Tony Vagneur: Carriage house-turned-garage filled with memories

For a young kid, it was a world of treasure, my grandmother’s garage. It wasn’t her garage, per se, but it belonged to the family, which was, if not married or dead, living together in the big house on Bleeker Street. They were all born on the Stapleton Ranch, out where the airport is now, in the 1880s and ’90s. Long-timers or Aspen natives might be the proper terms — “locals” hadn’t been invented yet. Great-grandpa Stapleton got here in 1880.

They sold that ranch in 1944 or ’45 to the Biggs family, of Biggs-Kurtz Lumber out of Grand Junction, and moved to the Bleeker Street house. As might be expected, they brought a few things from the ranch along with them, although it was sometimes difficult to tell what might have come from the ranch or got acquired after the move to town.
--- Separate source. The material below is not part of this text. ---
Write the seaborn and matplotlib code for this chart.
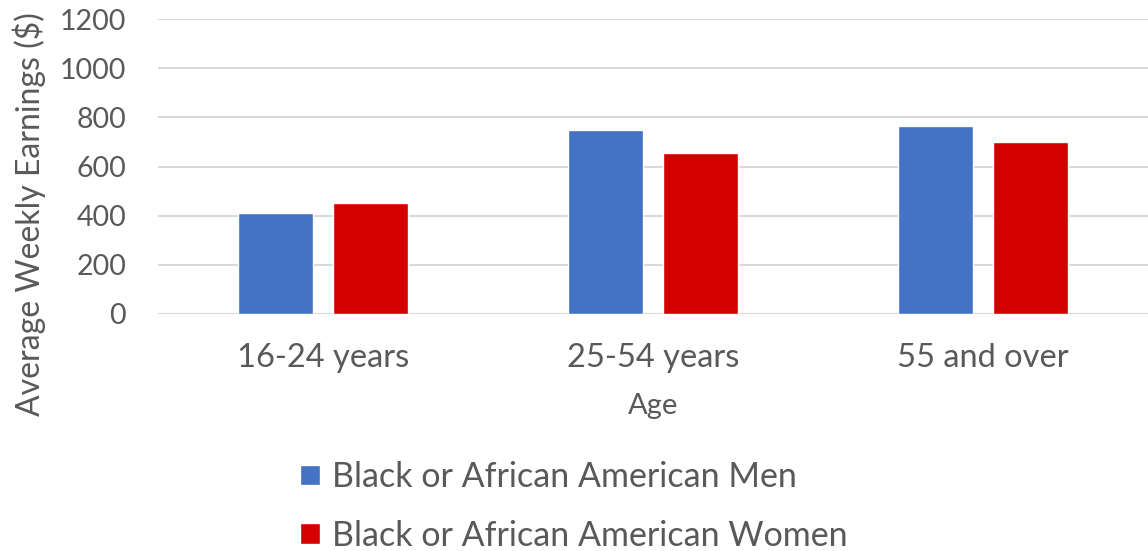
import matplotlib
matplotlib.use("Agg")
import matplotlib.pyplot as plt
import pandas as pd
import seaborn as sns

# Average weekly earnings by age group
age_groups = ["16-24 years", "25-54 years", "55 and over"]
men_earnings = [411, 747, 764]
women_earnings = [451, 654, 700]
series_names = ["Black or African American Men", "Black or African American Women"]
y_ticks = [0, 200, 400, 600, 800, 1000, 1200]

df = pd.DataFrame({
    "Age": age_groups * 2,
    "Earnings": men_earnings + women_earnings,
    "Group": [series_names[0]] * 3 + [series_names[1]] * 3,
})

sns.set_theme(style="white")
plt.rcParams["font.family"] = ["Lato", "DejaVu Sans"]
TEXT = "#595959"

W, H = 1148, 551
fig = plt.figure(figsize=(W / 100, H / 100), dpi=100)
ax = fig.add_axes([158 / W, 1 - 314 / H, 1 - 158 / W, (314 - 19) / H])

sns.barplot(
    data=df, x="Age", y="Earnings", hue="Group",
    order=age_groups, hue_order=series_names,
    palette=["#4472C4", "#D40000"],
    width=0.576, gap=0.22, saturation=1, ax=ax,
)

ax.set_xlim(-0.5, 2.5)
ax.set_ylim(0, 1200)
ax.set_yticks(y_ticks)
ax.set_yticklabels([str(v) for v in y_ticks])
ax.yaxis.grid(True, color="#D9D9D9", linewidth=1.5)
ax.set_axisbelow(True)
for s in ax.spines.values():
    s.set_visible(False)

ax.tick_params(axis="y", length=0, pad=23, labelsize=20.5, labelcolor=TEXT)
ax.tick_params(axis="x", length=0, pad=21, labelsize=23.5, labelcolor=TEXT)

ax.set_xlabel("Age", fontsize=21, color=TEXT)
ax.xaxis.set_label_coords(0.5, -(393 - 314) / 295)
ax.set_ylabel("Average Weekly Earnings ($)", fontsize=23, color=TEXT)
ax.yaxis.set_label_coords(-(158 - 46) / 990, (314 - 214) / 295)

handles, labels = ax.get_legend_handles_labels()
ax.get_legend().remove()
fig.legend(
    handles, labels, loc="upper left",
    bbox_to_anchor=(300 / W, 1 - 461 / H),
    frameon=False, fontsize=24.5, labelcolor=TEXT,
    handlelength=0.59, handleheight=0.54, handletextpad=0.36,
    labelspacing=0.78, borderpad=0, borderaxespad=0,
)

fig.savefig("out.png", dpi=100, facecolor="white")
It doesn’t matter now — they’re all dead and that stuff has been scattered to the four winds.

To be perfectly clear, it wasn’t originally a garage, but rather a carriage house. You know, a place where they parked the family carriage. Being out on Second Street, it was a bit of a slog to town for necessities, so they’d take the carriage for the heavy and/or bulky stuff. But that was before grandma’s time on Bleeker Street.

It had morphed into a garage by the time I was a kid rummaging around — my great-uncle Jim parked his big, green, 1935 Dodge sedan in there, until his death, at which time his sister Julia took the spot over. Grandma had a 1939 Ford, which she parked out on the street, and my great-uncle Tom had a 1948 Jeep, which he parked alongside the entrance to the garage. Cars we’d kill to get hold of today, but they weren’t a big deal back then. They all bought new cars in the ’50s.

There was a big, sliding door (kind of like today’s pocket doors) that opened for car (or carriage) access, but to the left there was a normal-sized door (a “man door” people today call it) and it got used a lot by yours truly.

Hanging just to the left of the small door as one entered were four helmets — two of them miner’s helmets with carbide lamps — the third and fourth were infantry helmets from WWI. Uncle Jim and his brother Tim had served (and survived) in the Great War, as it was called. A buddy and I got those carbide lamps working one time, but after getting a lecture about trying to burn the place down, they mysteriously disappeared.

Things ranchers need but don’t do anyone much good in town hung there. There were a couple of lariats, a halter or two, a pair of batwing chaps and the leather strap that held the base and weight of the flagpole that uncle Jim carried in the Fourth of July parade every year.

My grandmother and her sisters would take me to the corner of Main and Second Street, just so we could watch uncle Jim lead the parade, riding a big stout horse with the American flag unfurled above his head, waving in the breeze. He was a big deal.

After uncle Jim died, I held onto that flag holder for a number of years, looking forward to the day I would lead the parade with the flag. Typically, it disappeared somewhere along the way, and in the 20 or so years I rode horses in the parade, I only carried the flag once.

Also of compelling curiosity to me, hanging on that wall, were two pairs of snowshoes, hand-laced models with a wooden frame. Leaned against the wall next to them were several pairs of skis, the kind with a nipple on the tips. And the small pair, the ones I started using on Little Nell when I was 3.

There was the small wooden bin where, according to legend, the oats were kept for the horses hired to pull the carriage. It was lined with metal, had a lock on top and served quite well as a workbench for a kid my size.

On the end of the garage, longitudinally opposite the car parking space, there were two rooms used at one time, in likely reality, by hired personnel of some sort for living space. One of the forerunners of employee housing, no doubt, as there was old wallpaper on one of the walls. Another sister, my great-aunt Marie, had turned those rooms into a chicken house, with a large, wired-in run for them east of the building.

Aunt Wee, as she was called, loved those chickens, fed ’em every morning, and I’m fairly certain it caused her heart some palpitations when one of them got served on those holiday weekends we gathered at grandma’s house for Sunday dinner. Paired, of course, with a glass of chokecherry wine, made by uncle Tom.